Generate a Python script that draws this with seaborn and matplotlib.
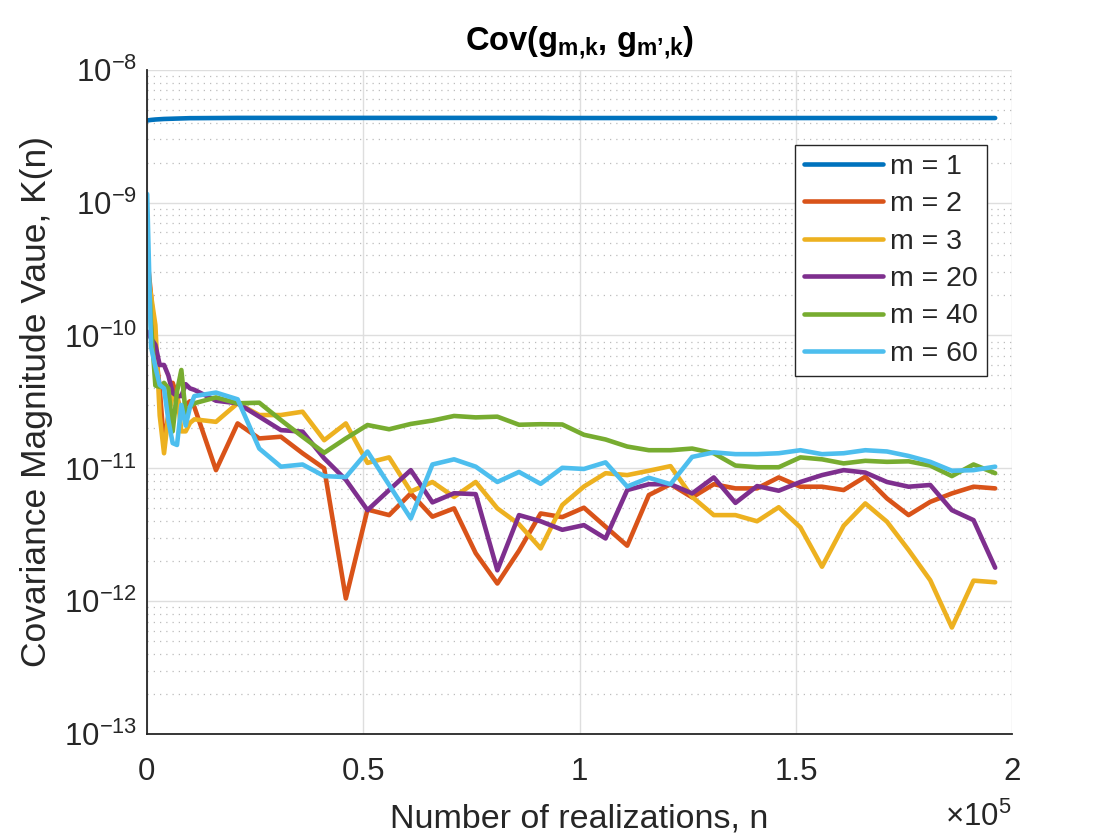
import numpy as np
import pandas as pd
import matplotlib
matplotlib.use("Agg")
import matplotlib.pyplot as plt
from matplotlib.ticker import FixedLocator, FuncFormatter, LogLocator, NullFormatter, LogFormatterSciNotation
import seaborn as sns

# ---------------- data ----------------
n_real = [100, 1000, 2000, 3000, 4000, 5000, 6000, 7000, 8000, 9000, 10000,
          11000, 16000, 21000, 26000, 31000, 36000, 41000, 46000, 51000, 56000,
          61000, 66000, 71000, 76000, 81000, 86000, 91000, 96000, 101000, 106000,
          111000, 116000, 121000, 126000, 131000, 136000, 141000, 146000, 151000,
          156000, 161000, 166000, 171000, 176000, 181000, 186000, 191000, 196000]

UNIT = 1e-12  # values below are in units of 1e-12

m1 = [4150, 4190, 4220, 4240, 4260, 4270, 4280, 4290, 4300, 4310, 4320,
      4320, 4330, 4340, 4340, 4340, 4340, 4340, 4340, 4340, 4340, 4340, 4340,
      4340, 4340, 4340, 4340, 4340, 4330, 4330, 4330, 4330, 4330, 4330, 4330,
      4330, 4330, 4330, 4330, 4330, 4330, 4330, 4330, 4330, 4330, 4330, 4330,
      4330, 4330]

m2 = [400, 200, 80, 40, 15, 25, 44, 35, 25, 30, 32,
      29, 9.7, 21.8, 16.8, 17.3, 13.0, 10.0, 1.05, 4.9, 4.45, 6.48, 4.33, 5.0,
      2.3, 1.36, 2.4, 4.58, 4.3, 5.06, 3.64, 2.62, 6.3, 7.6, 6.05, 7.6, 7.07,
      7.07, 8.55, 7.28, 7.28, 6.87, 8.65, 5.94, 4.45, 5.6, 6.48, 7.28, 7.07]

m3 = [310, 200, 120, 25, 13, 25, 35, 37, 19, 19, 22,
      23.4, 22.4, 30.9, 25.2, 25.2, 26.7, 16.3, 21.8, 11.0, 12.1, 6.7, 7.9, 6.1,
      7.9, 5.0, 3.8, 2.5, 5.3, 7.3, 9.2, 8.9, 9.6, 10.4, 6.1, 4.45, 4.45, 4.0,
      5.1, 3.6, 1.82, 3.7, 5.45, 3.97, 2.43, 1.44, 0.635, 1.43, 1.39]

m20 = [107, 95, 85, 60, 60, 50, 37, 35, 35, 43, 40,
       39, 32.3, 30.9, 24.5, 19.4, 18.9, 11.9, 8.2, 4.85, 6.87, 9.7, 5.55, 6.5,
       6.4, 1.71, 4.45, 4.0, 3.45, 3.74, 2.97, 6.87, 7.6, 7.6, 6.48, 8.55, 5.5,
       7.36, 6.79, 7.9, 8.9, 9.7, 9.3, 7.9, 7.28, 7.5, 4.85, 4.08, 1.79]

m40 = [510, 120, 42, 41, 44, 40, 19, 38, 55, 26, 29,
       30.9, 34.2, 30.9, 31.2, 23.1, 17.3, 13.1, 16.8, 21.2, 19.7, 21.6, 22.9,
       24.8, 24.2, 24.5, 21.3, 21.5, 21.4, 17.9, 16.5, 14.6, 13.7, 13.7, 14.1,
       13.0, 10.5, 10.2, 10.2, 12.1, 11.7, 10.9, 11.4, 11.2, 11.3, 10.5, 8.75,
       10.7, 9.2]

m60 = [1160, 82, 58, 42.5, 40, 23, 15.5, 15, 30, 21, 29,
       35, 37.2, 33.1, 14.1, 10.3, 10.7, 8.75, 8.6, 13.4, 7.5, 4.2, 10.7, 11.7,
       10.3, 7.9, 9.4, 7.65, 10.1, 9.9, 11.1, 7.3, 8.5, 7.6, 12.2, 13.2, 12.8,
       12.8, 13.0, 13.7, 12.8, 13.0, 13.7, 13.4, 12.4, 11.2, 9.6, 9.7, 10.3]

series_labels = ["m = 1", "m = 2", "m = 3", "m = 20", "m = 40", "m = 60"]
series_values = [m1, m2, m3, m20, m40, m60]
colors = ["#0072BD", "#D95319", "#EDB120", "#7E2F8E", "#77AC30", "#4DBEEE"]

x_ticks = [0, 50000, 100000, 150000, 200000]
y_ticks = [1e-13, 1e-12, 1e-11, 1e-10, 1e-9, 1e-8]

title_text = r"$\mathbf{Cov(g_{m{,}k}{,}\ g_{m" + "\u2019" + r"{,}k})}$"
xlabel_text = "Number of realizations, n"
ylabel_text = "Covariance Magnitude Vaue, K(n)"

# ---------------- build long-form table ----------------
frames = []
for lab, vals in zip(series_labels, series_values):
    frames.append(pd.DataFrame({"n": n_real,
                                "K": np.asarray(vals, dtype=float) * UNIT,
                                "series": lab}))
df = pd.concat(frames, ignore_index=True)

# ---------------- style ----------------
sns.set_style("white")
plt.rcParams["font.family"] = ["Liberation Sans", "DejaVu Sans"]
plt.rcParams["mathtext.fontset"] = "custom"
plt.rcParams["mathtext.rm"] = "Liberation Sans"
plt.rcParams["mathtext.it"] = "Liberation Sans:italic"
plt.rcParams["mathtext.bf"] = "Liberation Sans:bold"
plt.rcParams["axes.unicode_minus"] = False

fig = plt.figure(figsize=(11.2, 8.4), dpi=100)
ax = fig.add_axes([0.131, 0.126, 0.773, 0.791])

sns.lineplot(data=df, x="n", y="K", hue="series", hue_order=series_labels,
             palette=colors, estimator=None, sort=False, linewidth=3.3,
             ax=ax, legend=True)

ax.set_yscale("log")
ax.set_xlim(0, 200000)
ax.set_ylim(1e-13, 1e-8)

ax.xaxis.set_major_locator(FixedLocator(x_ticks))
ax.xaxis.set_major_formatter(FuncFormatter(lambda v, p: f"{v/1e5:g}"))
ax.yaxis.set_major_locator(FixedLocator(y_ticks))
ax.yaxis.set_major_formatter(LogFormatterSciNotation())
ax.yaxis.set_minor_locator(LogLocator(base=10, subs=np.arange(2, 10)))
ax.yaxis.set_minor_formatter(NullFormatter())

ax.set_axisbelow(True)
ax.grid(which="major", axis="both", color="#dedede", linewidth=1.0, linestyle="-")
ax.grid(which="minor", axis="y", color="#bcbcbc", linewidth=0.9, linestyle=(0, (1, 4)))
ax.grid(which="minor", axis="x", visible=False)

for s in ["top", "right"]:
    ax.spines[s].set_visible(False)
for s in ["left", "bottom"]:
    ax.spines[s].set_color("#262626")
    ax.spines[s].set_linewidth(1.3)

ax.tick_params(axis="both", which="major", direction="in", length=7, width=1.2,
               labelsize=22.5, colors="#262626", labelcolor="#262626")
ax.tick_params(axis="x", which="major", pad=16.5)
ax.tick_params(axis="y", which="major", pad=7)
ax.tick_params(axis="y", which="minor", direction="in", length=3.8, width=1.0,
               colors="#262626")
ax.tick_params(top=False, right=False)

ax.set_title(title_text, fontsize=23.5, pad=14, color="black")
ax.set_xlabel(xlabel_text, fontsize=24.5, color="#262626")
ax.set_ylabel(ylabel_text, fontsize=25.5, color="#262626")
ax.xaxis.set_label_coords(0.5, -0.104)
ax.yaxis.set_label_coords(-0.108, 0.5)

fig.text(0.9036, 0.008, r"$\times10^{5}$", fontsize=22.5, ha="right", va="bottom",
         color="#262626")

handles, labels = ax.get_legend_handles_labels()
leg = ax.legend(handles, labels, loc="upper right", bbox_to_anchor=(0.971, 0.887),
                fontsize=20.5, handlelength=2.77, handletextpad=0.25,
                labelspacing=0.40, borderpad=0.32, borderaxespad=0.0,
                frameon=True, fancybox=False, framealpha=1.0, edgecolor="#262626")
leg.get_frame().set_linewidth(1.0)
for ln in leg.get_lines():
    ln.set_linewidth(3.3)

fig.savefig("out.png", dpi=100)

Challenge: Please take the lines from the beginning of the data above through the line holding "4.85, 4.08, 1.79]" and transcribe them exactly, without any pictures.

Answer for the task:
Generate a Python script that draws this with seaborn and matplotlib.
import numpy as np
import pandas as pd
import matplotlib
matplotlib.use("Agg")
import matplotlib.pyplot as plt
from matplotlib.ticker import FixedLocator, FuncFormatter, LogLocator, NullFormatter, LogFormatterSciNotation
import seaborn as sns

# ---------------- data ----------------
n_real = [100, 1000, 2000, 3000, 4000, 5000, 6000, 7000, 8000, 9000, 10000,
          11000, 16000, 21000, 26000, 31000, 36000, 41000, 46000, 51000, 56000,
          61000, 66000, 71000, 76000, 81000, 86000, 91000, 96000, 101000, 106000,
          111000, 116000, 121000, 126000, 131000, 136000, 141000, 146000, 151000,
          156000, 161000, 166000, 171000, 176000, 181000, 186000, 191000, 196000]

UNIT = 1e-12  # values below are in units of 1e-12

m1 = [4150, 4190, 4220, 4240, 4260, 4270, 4280, 4290, 4300, 4310, 4320,
      4320, 4330, 4340, 4340, 4340, 4340, 4340, 4340, 4340, 4340, 4340, 4340,
      4340, 4340, 4340, 4340, 4340, 4330, 4330, 4330, 4330, 4330, 4330, 4330,
      4330, 4330, 4330, 4330, 4330, 4330, 4330, 4330, 4330, 4330, 4330, 4330,
      4330, 4330]

m2 = [400, 200, 80, 40, 15, 25, 44, 35, 25, 30, 32,
      29, 9.7, 21.8, 16.8, 17.3, 13.0, 10.0, 1.05, 4.9, 4.45, 6.48, 4.33, 5.0,
      2.3, 1.36, 2.4, 4.58, 4.3, 5.06, 3.64, 2.62, 6.3, 7.6, 6.05, 7.6, 7.07,
      7.07, 8.55, 7.28, 7.28, 6.87, 8.65, 5.94, 4.45, 5.6, 6.48, 7.28, 7.07]

m3 = [310, 200, 120, 25, 13, 25, 35, 37, 19, 19, 22,
      23.4, 22.4, 30.9, 25.2, 25.2, 26.7, 16.3, 21.8, 11.0, 12.1, 6.7, 7.9, 6.1,
      7.9, 5.0, 3.8, 2.5, 5.3, 7.3, 9.2, 8.9, 9.6, 10.4, 6.1, 4.45, 4.45, 4.0,
      5.1, 3.6, 1.82, 3.7, 5.45, 3.97, 2.43, 1.44, 0.635, 1.43, 1.39]

m20 = [107, 95, 85, 60, 60, 50, 37, 35, 35, 43, 40,
       39, 32.3, 30.9, 24.5, 19.4, 18.9, 11.9, 8.2, 4.85, 6.87, 9.7, 5.55, 6.5,
       6.4, 1.71, 4.45, 4.0, 3.45, 3.74, 2.97, 6.87, 7.6, 7.6, 6.48, 8.55, 5.5,
       7.36, 6.79, 7.9, 8.9, 9.7, 9.3, 7.9, 7.28, 7.5, 4.85, 4.08, 1.79]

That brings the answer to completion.